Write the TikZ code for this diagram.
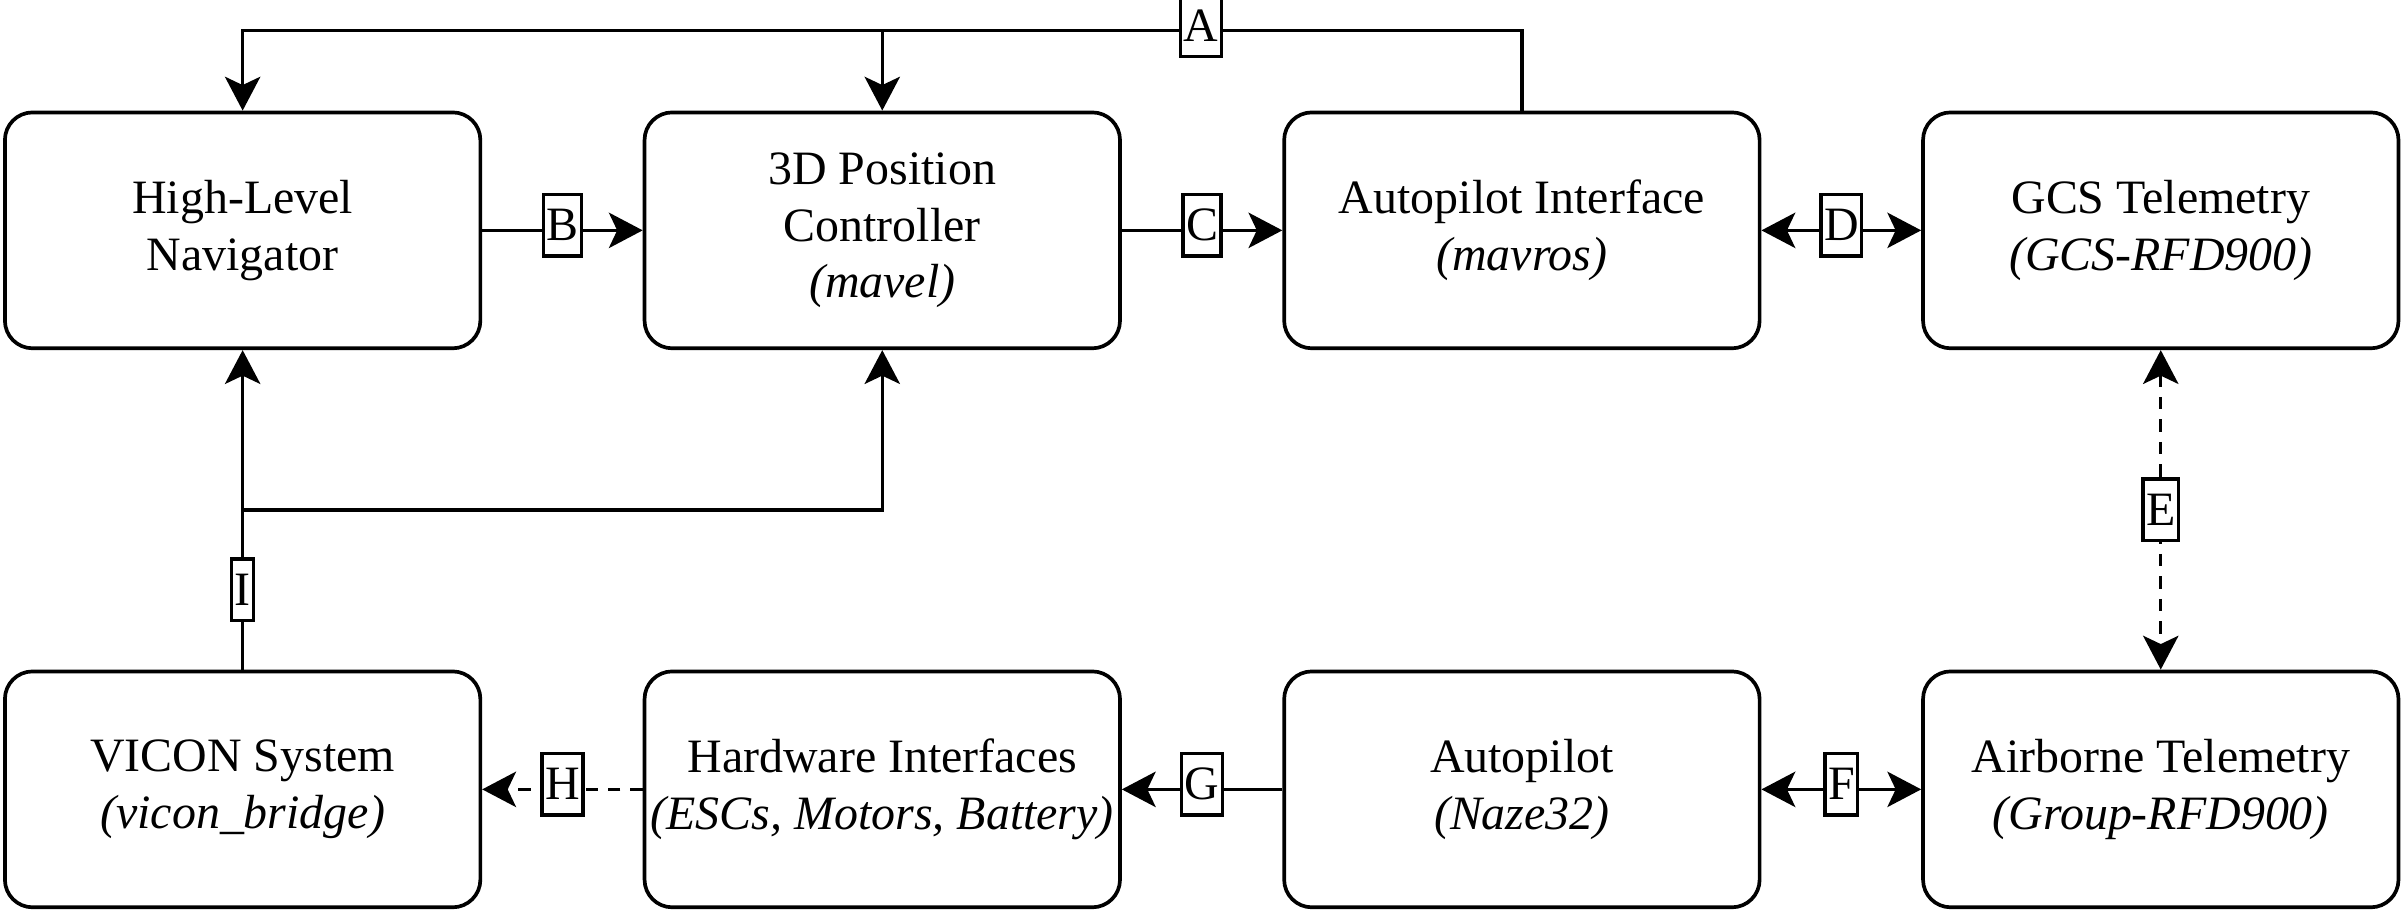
\documentclass[tikz,border=0pt]{standalone}
\usepackage{fontspec}
\setmainfont{Liberation Serif}
\usetikzlibrary{arrows.meta}
\begin{document}
\begin{tikzpicture}[x=0.5pt,y=-0.5pt,
  box/.style={draw, line width=1.2pt, rounded corners=9pt, minimum width=154.8pt,
    minimum height=76.8pt, align=center, inner sep=0pt,
    font=\fontsize{15.6}{18.5}\selectfont},
  conn/.style={line width=1.1pt},
  arr/.style={conn, -{Stealth[length=11pt,width=11.5pt,inset=2.7pt]}},
  darr/.style={conn, {Stealth[length=11pt,width=11.5pt,inset=2.7pt]}-{Stealth[length=11pt,width=11.5pt,inset=2.7pt]}},
  lab/.style={draw, solid, fill=white, line width=1.1pt, inner xsep=1pt, inner ysep=0pt,
    minimum height=20pt, font=\fontsize{15.6}{18}\selectfont},
  dsh/.style={dash pattern=on 4pt off 3.3pt}
]
\useasboundingbox (0,0) rectangle (1568,594);

\node[box] (hl)  at (158,150)   {High-Level\\Navigator};
\node[box] (pc)  at (574.5,150) {3D Position\\Controller\\\textit{(mavel)}};
\node[box] (ai)  at (991,150)   {Autopilot Interface\\\textit{(mavros)}};
\node[box] (gcs) at (1407,150)  {GCS Telemetry\\\textit{(GCS-RFD900)}};
\node[box] (vic) at (158,514)   {VICON System\\\textit{(vicon\_bridge)}};
\node[box] (hw)  at (574.5,514) {Hardware Interfaces\\\textit{(ESCs, Motors, Battery)}};
\node[box] (ap)  at (991,514)   {Autopilot\\\textit{(Naze32)}};
\node[box] (at)  at (1407,514)  {Airborne Telemetry\\\textit{(Group-RFD900)}};

\coordinate (Atop) at (0,20);
\coordinate (Ijoin) at (158,332);

% A
\draw[arr] (ai.north) -- (ai.north |- Atop) -- (hl.north |- Atop) -- (hl.north);
\draw[arr] (pc.north |- Atop) -- (pc.north);
\node[lab, yshift=1.7pt] (la) at (782,20) {A};

% B, C, D
\draw[arr] (hl.east) -- node[lab, yshift=1.7pt] (lb) {B} (pc.west);
\draw[arr] (pc.east) -- node[lab, yshift=1.7pt] (lc) {C} (ai.west);
\draw[darr] (ai.east) -- node[lab, yshift=1.7pt] (ld) {D} (gcs.west);

% E
\draw[darr, dsh] (gcs.south) -- node[lab] (le) {E} (at.north);

% F, G, H
\draw[darr] (ap.east) -- node[lab, yshift=1.7pt] (lf) {F} (at.west);
\draw[arr] (ap.west) -- node[lab, yshift=1.7pt] (lg) {G} (hw.east);
\draw[arr, dsh] (hw.west) -- node[lab, yshift=1.7pt] (lh) {H} (vic.east);

% I
\draw[conn] (vic.north) -- node[lab] (li) {I} (Ijoin);
\draw[arr] (Ijoin) -- (hl.south);
\draw[arr] (Ijoin) -| (pc.south);
\end{tikzpicture}
\end{document}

####################

## SET TASK
Repeat the data above exactly, but not the pictures.

## EXERCISE RESULT
Write the TikZ code for this diagram.
\documentclass[tikz,border=0pt]{standalone}
\usepackage{fontspec}
\setmainfont{Liberation Serif}
\usetikzlibrary{arrows.meta}
\begin{document}
\begin{tikzpicture}[x=0.5pt,y=-0.5pt,
  box/.style={draw, line width=1.2pt, rounded corners=9pt, minimum width=154.8pt,
    minimum height=76.8pt, align=center, inner sep=0pt,
    font=\fontsize{15.6}{18.5}\selectfont},
  conn/.style={line width=1.1pt},
  arr/.style={conn, -{Stealth[length=11pt,width=11.5pt,inset=2.7pt]}},
  darr/.style={conn, {Stealth[length=11pt,width=11.5pt,inset=2.7pt]}-{Stealth[length=11pt,width=11.5pt,inset=2.7pt]}},
  lab/.style={draw, solid, fill=white, line width=1.1pt, inner xsep=1pt, inner ysep=0pt,
    minimum height=20pt, font=\fontsize{15.6}{18}\selectfont},
  dsh/.style={dash pattern=on 4pt off 3.3pt}
]
\useasboundingbox (0,0) rectangle (1568,594);

\node[box] (hl)  at (158,150)   {High-Level\\Navigator};
\node[box] (pc)  at (574.5,150) {3D Position\\Controller\\\textit{(mavel)}};
\node[box] (ai)  at (991,150)   {Autopilot Interface\\\textit{(mavros)}};
\node[box] (gcs) at (1407,150)  {GCS Telemetry\\\textit{(GCS-RFD900)}};
\node[box] (vic) at (158,514)   {VICON System\\\textit{(vicon\_bridge)}};
\node[box] (hw)  at (574.5,514) {Hardware Interfaces\\\textit{(ESCs, Motors, Battery)}};
\node[box] (ap)  at (991,514)   {Autopilot\\\textit{(Naze32)}};
\node[box] (at)  at (1407,514)  {Airborne Telemetry\\\textit{(Group-RFD900)}};

\coordinate (Atop) at (0,20);
\coordinate (Ijoin) at (158,332);

% A
\draw[arr] (ai.north) -- (ai.north |- Atop) -- (hl.north |- Atop) -- (hl.north);
\draw[arr] (pc.north |- Atop) -- (pc.north);
\node[lab, yshift=1.7pt] (la) at (782,20) {A};

% B, C, D
\draw[arr] (hl.east) -- node[lab, yshift=1.7pt] (lb) {B} (pc.west);
\draw[arr] (pc.east) -- node[lab, yshift=1.7pt] (lc) {C} (ai.west);
\draw[darr] (ai.east) -- node[lab, yshift=1.7pt] (ld) {D} (gcs.west);

% E
\draw[darr, dsh] (gcs.south) -- node[lab] (le) {E} (at.north);

% F, G, H
\draw[darr] (ap.east) -- node[lab, yshift=1.7pt] (lf) {F} (at.west);
\draw[arr] (ap.west) -- node[lab, yshift=1.7pt] (lg) {G} (hw.east);
\draw[arr, dsh] (hw.west) -- node[lab, yshift=1.7pt] (lh) {H} (vic.east);

% I
\draw[conn] (vic.north) -- node[lab] (li) {I} (Ijoin);
\draw[arr] (Ijoin) -- (hl.south);
\draw[arr] (Ijoin) -| (pc.south);
\end{tikzpicture}
\end{document}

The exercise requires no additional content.